Tuesday, November 5, 2013

Charlie Crist hoping to make Florida a little bluer the second time around

Charlie Crist
The hat of Charlie Crist got tossed into the political ring on Friday, November 1st as he announced his intention to run as a Democrat for Florida Governor.

This will not be the first time Mr. Crist has run for the office, having won the 2006 election and served as Florida governor from 2007-2010 as a Republican.

Mr. Crist has come full circle in the last couple of years as he has changed parties from Republican Governor of Florida to Independent in a failed run against Marco Rubio for Senator and then to a Democrat in his most recent appearance on the political scene.

Mr. Crist announced his support for President Obama during the 2012 elections and gave one of the presentations during the Democratic National Convention.  During that appearance, Mr. Crist announced that he "had not left the Republican party...the Republican party left him."  He emphasized that the changing ideology of the party no longer corresponded with his ideas of Republicanism.  He said that although there were differences in some of their political ideas, many of his matched many of President Obama's.

For example, he wants to focus on creating middle class jobs.  He believes it is important to our society and economy to build the infrastructure, improve roads and schools.  He does not want to revamp medicare or social security as most Republicans do, but instead wants to preserve and save medicare and social security.  He believes that the diversity of Florida's growing population is the future of America and must not be ignored.  He supports and will implement all aspects of the Affordable Care Act, giving some in Florida hope that expanded medicaid may have a chance of being implemented if he wins the governorship.  Mr. Crist describes himself as a fiscal conservative but a social moderate.

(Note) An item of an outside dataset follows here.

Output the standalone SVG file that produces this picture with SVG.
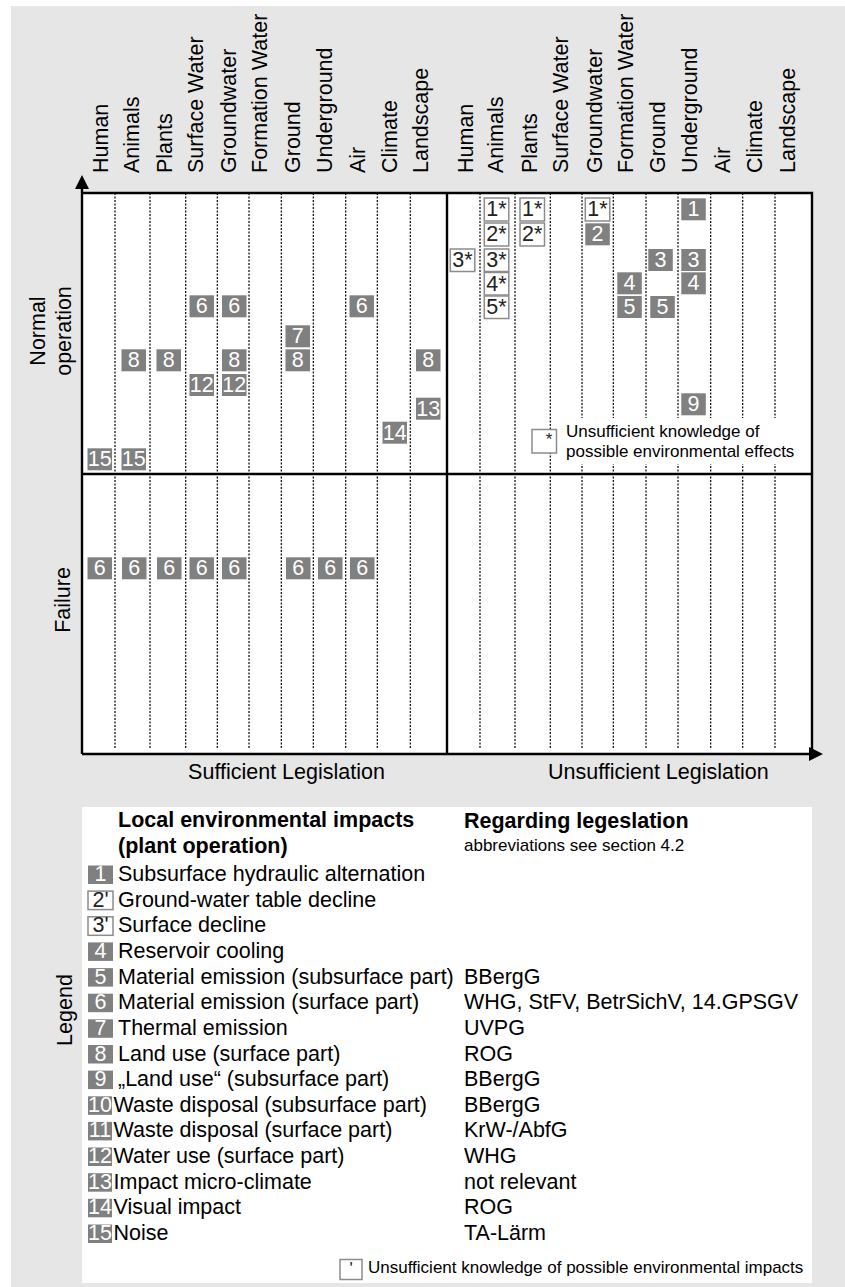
<svg xmlns="http://www.w3.org/2000/svg" width="845" height="1287" viewBox="0 0 845 1287">
<style>
.t{font-family:"Liberation Sans",Arial,sans-serif;font-size:21.5px;fill:#000}
.s{font-size:17px}
.b{font-weight:bold}
.m{text-anchor:middle}
.bf{fill:#808080}
.bo{fill:#fff;stroke:#8c8c8c;stroke-width:1.5}
.wt{fill:#fff}
.dt{fill:#222}
.dot{stroke:#000;stroke-width:1.2;stroke-dasharray:2 1.5;fill:none}
.ax{stroke:#000;stroke-width:2.4;fill:none}
</style>
<defs>
<marker id="arr" viewBox="0 0 14 14" refX="9" refY="7" markerWidth="14" markerHeight="14" markerUnits="userSpaceOnUse" orient="auto">
<path d="M0,0 L14,7 L0,14 z" fill="#000"/>
</marker>
<rect id="bx" width="24.5" height="22"/>
</defs>
<rect x="11" y="6" width="834" height="1281" fill="#e6e6e6"/>
<rect x="82" y="193" width="730" height="561" fill="#fff"/>

<g id="headers" class="t">
<text transform="translate(108,173) rotate(-90)">Human</text>
<text transform="translate(139,173) rotate(-90)">Animals</text>
<text transform="translate(171.7,173) rotate(-90)">Plants</text>
<text transform="translate(203.3,173) rotate(-90)">Surface Water</text>
<text transform="translate(235.5,173) rotate(-90)">Groundwater</text>
<text transform="translate(266.7,173) rotate(-90)">Formation Water</text>
<text transform="translate(300,173) rotate(-90)">Ground</text>
<text transform="translate(331.7,173) rotate(-90)">Underground</text>
<text transform="translate(365,173) rotate(-90)">Air</text>
<text transform="translate(396.7,173) rotate(-90)">Climate</text>
<text transform="translate(428.3,173) rotate(-90)">Landscape</text>
<text transform="translate(473.3,173) rotate(-90)">Human</text>
<text transform="translate(503.3,173) rotate(-90)">Animals</text>
<text transform="translate(536.7,173) rotate(-90)">Plants</text>
<text transform="translate(568.3,173) rotate(-90)">Surface Water</text>
<text transform="translate(601.7,173) rotate(-90)">Groundwater</text>
<text transform="translate(633.3,173) rotate(-90)">Formation Water</text>
<text transform="translate(665,173) rotate(-90)">Ground</text>
<text transform="translate(696.7,173) rotate(-90)">Underground</text>
<text transform="translate(730,173) rotate(-90)">Air</text>
<text transform="translate(761.7,173) rotate(-90)">Climate</text>
<text transform="translate(795,173) rotate(-90)">Landscape</text>
</g>

<g id="axis-labels" class="t m">
<text transform="translate(45,331) rotate(-90)">Normal</text>
<text transform="translate(71,331) rotate(-90)">operation</text>
<text transform="translate(70,600) rotate(-90)">Failure</text>
<text x="286.5" y="778.5">Sufficient Legislation</text>
<text x="658.3" y="778.5">Unsufficient Legislation</text>
<text transform="translate(72,1010) rotate(-90)">Legend</text>
</g>

<g id="connectors">
<g id="grid-dotted" class="dot">
<path d="M115,193V748M150,193V748M185.7,193V748M217.3,193V748M249,193V748M281.3,193V748M313.3,193V748M345.7,193V748M377.3,193V748M410.3,193V748"/>
<path d="M480,193V748M515,193V748M550.3,193V748M582,193V748M613.3,193V748M646,193V748M678,193V748M710.7,193V748M742.7,193V748M775,193V748"/>
</g>
<rect x="560" y="418" width="246" height="46" fill="#fff"/>
<g class="ax">
<path d="M82,193H812V754M447,193V754M82,474H812"/>
<path d="M82,754V180" marker-end="url(#arr)"/>
<path d="M82,754H818" marker-end="url(#arr)"/>
</g>
</g>

<g id="note-star">
<rect x="532" y="429.5" width="24.5" height="23.5" class="bo"/>
<text x="549" y="445" class="t s m dt">*</text>
<text x="566" y="436.7" class="t s">Unsufficient knowledge of</text>
<text x="566" y="456.7" class="t s">possible environmental effects</text>
</g>

<g id="left-normal" class="t m">
<g id="L-sw-6"><use href="#bx" x="189.5" y="295.3" class="bf"/><text x="201.7" y="313.3" class="wt">6</text></g>
<g id="L-gw-6"><use href="#bx" x="222" y="295.3" class="bf"/><text x="234.2" y="313.3" class="wt">6</text></g>
<g id="L-air-6"><use href="#bx" x="349.5" y="295.3" class="bf"/><text x="361.7" y="313.3" class="wt">6</text></g>
<g id="L-gr-7"><use href="#bx" x="285.5" y="325.3" class="bf"/><text x="297.7" y="343.3" class="wt">7</text></g>
<g id="L-an-8"><use href="#bx" x="121.5" y="349.3" class="bf"/><text x="133.7" y="367.3" class="wt">8</text></g>
<g id="L-pl-8"><use href="#bx" x="156.5" y="349.3" class="bf"/><text x="168.7" y="367.3" class="wt">8</text></g>
<g id="L-gw-8"><use href="#bx" x="222" y="349.3" class="bf"/><text x="234.2" y="367.3" class="wt">8</text></g>
<g id="L-gr-8"><use href="#bx" x="285.5" y="349.3" class="bf"/><text x="297.7" y="367.3" class="wt">8</text></g>
<g id="L-la-8"><use href="#bx" x="416" y="349.3" class="bf"/><text x="428.2" y="367.3" class="wt">8</text></g>
<g id="L-sw-12"><use href="#bx" x="189.5" y="374" class="bf"/><text x="201.7" y="392" class="wt">12</text></g>
<g id="L-gw-12"><use href="#bx" x="222" y="374" class="bf"/><text x="234.2" y="392" class="wt">12</text></g>
<g id="L-la-13"><use href="#bx" x="416" y="397.7" class="bf"/><text x="428.2" y="415.7" class="wt">13</text></g>
<g id="L-cl-14"><use href="#bx" x="382.5" y="421.7" class="bf"/><text x="394.7" y="439.7" class="wt">14</text></g>
<g id="L-hu-15"><use href="#bx" x="87.5" y="448.3" class="bf"/><text x="99.7" y="466.3" class="wt">15</text></g>
<g id="L-an-15"><use href="#bx" x="121.5" y="448.3" class="bf"/><text x="133.7" y="466.3" class="wt">15</text></g>
</g>

<g id="left-failure" class="t m">
<g id="F-hu-6"><use href="#bx" x="87.5" y="557.3" class="bf"/><text x="99.7" y="575.3" class="wt">6</text></g>
<g id="F-an-6"><use href="#bx" x="122" y="557.3" class="bf"/><text x="134.2" y="575.3" class="wt">6</text></g>
<g id="F-pl-6"><use href="#bx" x="157" y="557.3" class="bf"/><text x="169.2" y="575.3" class="wt">6</text></g>
<g id="F-sw-6"><use href="#bx" x="189.5" y="557.3" class="bf"/><text x="201.7" y="575.3" class="wt">6</text></g>
<g id="F-gw-6"><use href="#bx" x="222" y="557.3" class="bf"/><text x="234.2" y="575.3" class="wt">6</text></g>
<g id="F-gr-6"><use href="#bx" x="286" y="557.3" class="bf"/><text x="298.2" y="575.3" class="wt">6</text></g>
<g id="F-ug-6"><use href="#bx" x="318" y="557.3" class="bf"/><text x="330.2" y="575.3" class="wt">6</text></g>
<g id="F-air-6"><use href="#bx" x="350" y="557.3" class="bf"/><text x="362.2" y="575.3" class="wt">6</text></g>
</g>

<g id="right-normal" class="t m">
<g id="R-hu-3s"><rect x="450.3" y="249" width="24.5" height="22.5" class="bo"/><text x="462.5" y="267" class="dt">3*</text></g>
<g id="R-an-1s"><rect x="484.3" y="198" width="24.5" height="23" class="bo"/><text x="496.5" y="216" class="dt">1*</text></g>
<g id="R-an-2s"><rect x="484.3" y="223" width="24.5" height="23" class="bo"/><text x="496.5" y="241" class="dt">2*</text></g>
<g id="R-an-3s"><rect x="484.3" y="249" width="24.5" height="22.5" class="bo"/><text x="496.5" y="267" class="dt">3*</text></g>
<g id="R-an-4s"><rect x="484.3" y="272.5" width="24.5" height="22.5" class="bo"/><text x="496.5" y="290.5" class="dt">4*</text></g>
<g id="R-an-5s"><rect x="484.3" y="296" width="24.5" height="22.5" class="bo"/><text x="496.5" y="314" class="dt">5*</text></g>
<g id="R-pl-1s"><rect x="520" y="198" width="24.5" height="23" class="bo"/><text x="532.2" y="216" class="dt">1*</text></g>
<g id="R-pl-2s"><rect x="520" y="223" width="24.5" height="23" class="bo"/><text x="532.2" y="241" class="dt">2*</text></g>
<g id="R-gw-1s"><rect x="585.3" y="198" width="24.5" height="23" class="bo"/><text x="597.5" y="216" class="dt">1*</text></g>
<g id="R-gw-2"><use href="#bx" x="585.3" y="223.3" class="bf"/><text x="597.5" y="241.3" class="wt">2</text></g>
<g id="R-fw-4"><use href="#bx" x="617.3" y="272.3" class="bf"/><text x="629.5" y="290.3" class="wt">4</text></g>
<g id="R-fw-5"><use href="#bx" x="617.3" y="296" class="bf"/><text x="629.5" y="314" class="wt">5</text></g>
<g id="R-gr-3"><use href="#bx" x="648.3" y="249" class="bf"/><text x="660.5" y="267" class="wt">3</text></g>
<g id="R-gr-5"><use href="#bx" x="650.3" y="296" class="bf"/><text x="662.5" y="314" class="wt">5</text></g>
<g id="R-ug-1"><use href="#bx" x="681.3" y="198.3" class="bf"/><text x="693.5" y="216.3" class="wt">1</text></g>
<g id="R-ug-3"><use href="#bx" x="681.3" y="249" class="bf"/><text x="693.5" y="267" class="wt">3</text></g>
<g id="R-ug-4"><use href="#bx" x="681.3" y="272.3" class="bf"/><text x="693.5" y="290.3" class="wt">4</text></g>
<g id="R-ug-9"><use href="#bx" x="681.3" y="393.3" class="bf"/><text x="693.5" y="411.3" class="wt">9</text></g>
</g>

<g id="legend">
<rect x="82" y="807" width="730" height="476" fill="#fff"/>
<g class="t b">
<text x="118" y="827">Local environmental impacts</text>
<text x="118" y="853">(plant operation)</text>
<text x="464" y="828">Regarding legeslation</text>
</g>
<text x="464" y="851" class="t s">abbreviations see section 4.2</text>

<g id="leg-1" class="t"><rect x="88" y="865.5" width="25" height="18.5" class="bf"/><text x="100.5" y="881" class="m wt">1</text><text x="118" y="881">Subsurface hydraulic alternation</text></g>
<g id="leg-2" class="t"><rect x="88" y="891.1" width="25" height="18.5" class="bo"/><text x="100.5" y="906.6" class="m dt">2'</text><text x="118" y="906.6">Ground-water table decline</text></g>
<g id="leg-3" class="t"><rect x="88" y="916.8" width="25" height="18.5" class="bo"/><text x="100.5" y="932.3" class="m dt">3'</text><text x="118" y="932.3">Surface decline</text></g>
<g id="leg-4" class="t"><rect x="88" y="942.4" width="25" height="18.5" class="bf"/><text x="100.5" y="957.9" class="m wt">4</text><text x="118" y="957.9">Reservoir cooling</text></g>
<g id="leg-5" class="t"><rect x="88" y="968.1" width="25" height="18.5" class="bf"/><text x="100.5" y="983.6" class="m wt">5</text><text x="118" y="983.6">Material emission (subsurface part)</text><text x="464" y="983.6">BBergG</text></g>
<g id="leg-6" class="t"><rect x="88" y="993.7" width="25" height="18.5" class="bf"/><text x="100.5" y="1009.2" class="m wt">6</text><text x="118" y="1009.2">Material emission (surface part)</text><text x="464" y="1009.2">WHG, StFV, BetrSichV, 14.GPSGV</text></g>
<g id="leg-7" class="t"><rect x="88" y="1019.3" width="25" height="18.5" class="bf"/><text x="100.5" y="1034.8" class="m wt">7</text><text x="118" y="1034.8">Thermal emission</text><text x="464" y="1034.8">UVPG</text></g>
<g id="leg-8" class="t"><rect x="88" y="1045" width="25" height="18.5" class="bf"/><text x="100.5" y="1060.5" class="m wt">8</text><text x="118" y="1060.5">Land use (surface part)</text><text x="464" y="1060.5">ROG</text></g>
<g id="leg-9" class="t"><rect x="88" y="1070.6" width="25" height="18.5" class="bf"/><text x="100.5" y="1086.1" class="m wt">9</text><text x="118" y="1086.1">„Land use“ (subsurface part)</text><text x="464" y="1086.1">BBergG</text></g>
<g id="leg-10" class="t"><rect x="88" y="1096.3" width="24" height="18.5" class="bf"/><text x="100" y="1111.8" class="m wt">10</text><text x="113.5" y="1111.8">Waste disposal (subsurface part)</text><text x="464" y="1111.8">BBergG</text></g>
<g id="leg-11" class="t"><rect x="88" y="1121.9" width="24" height="18.5" class="bf"/><text x="100" y="1137.4" class="m wt">11</text><text x="113.5" y="1137.4">Waste disposal (surface part)</text><text x="464" y="1137.4">KrW-/AbfG</text></g>
<g id="leg-12" class="t"><rect x="88" y="1147.5" width="24" height="18.5" class="bf"/><text x="100" y="1163" class="m wt">12</text><text x="113.5" y="1163">Water use (surface part)</text><text x="464" y="1163">WHG</text></g>
<g id="leg-13" class="t"><rect x="88" y="1173.2" width="24" height="18.5" class="bf"/><text x="100" y="1188.7" class="m wt">13</text><text x="113.5" y="1188.7">Impact micro-climate</text><text x="464" y="1188.7">not relevant</text></g>
<g id="leg-14" class="t"><rect x="88" y="1198.8" width="24" height="18.5" class="bf"/><text x="100" y="1214.3" class="m wt">14</text><text x="113.5" y="1214.3">Visual impact</text><text x="464" y="1214.3">ROG</text></g>
<g id="leg-15" class="t"><rect x="88" y="1224.5" width="24" height="18.5" class="bf"/><text x="100" y="1240" class="m wt">15</text><text x="113.5" y="1240">Noise</text><text x="464" y="1240">TA-Lärm</text></g>

<g id="note-prime">
<rect x="340" y="1259.5" width="22" height="20" class="bo"/>
<text x="351" y="1274" class="t s m dt">'</text>
<text x="368" y="1273" class="t s">Unsufficient knowledge of possible environmental impacts</text>
</g>
</g>
</svg>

Some of the positions he took as a Republican have changed in recent months which one could say is to get more in line with the Democratic platform.  For example, as a Republican he opposed the Affordable Care Act but as a Democrat he now supports it.  He said he was pro-life as a Republican but is now pro-choice as a Democrat.  He was against same sex marriage as a Republican, but as a Democrat he now supports it.  This is not to criticize Mr. Crist.  People's ideas can change.

Does Charlie Crist have any chance of winning the Florida governorship from the incumbent Republican Governor Rick Scott?  You bet.  Mr. Scott had a very close race in 2010 with the Democrat Alex Sink.  Scott won over Sink by only 1 percentage point.  If Christ does only a little better than Sink did in 2010, he may win the 2014 election.  But Crist's advantage doesn't stop there.

Without even considering the fact that Mr. Crist was once already elected to the position and is a widely known and popular political figure, Mr Scott's popularity may be dwindling.  When polled during 2013, people in the PPP poll favor Crist over Scott.  Most recently the advantage to Crist was  50% to 38%.  Independents favored Crist by 57% to 33% for Scott.  Scott's approval rating in Florida is only 33% while his disapproval rating is 55%.  Most of the major polls favor Crist for Florida Governor by anywhere from 14% to 25% over Scott.

As a state, Florida has shown it can vote for Democrats in the national election and recently more and more voters here are starting to see the Tea Party Republicans as a bit too radical to get re-elected.  The Republican obstruction in the federal government and the radical nature of the new Republican party may be a big advantage to Democratic candidates in upcoming elections.

There's a very good possibility that Democrat Charlie Crist may be Florida's next Governor.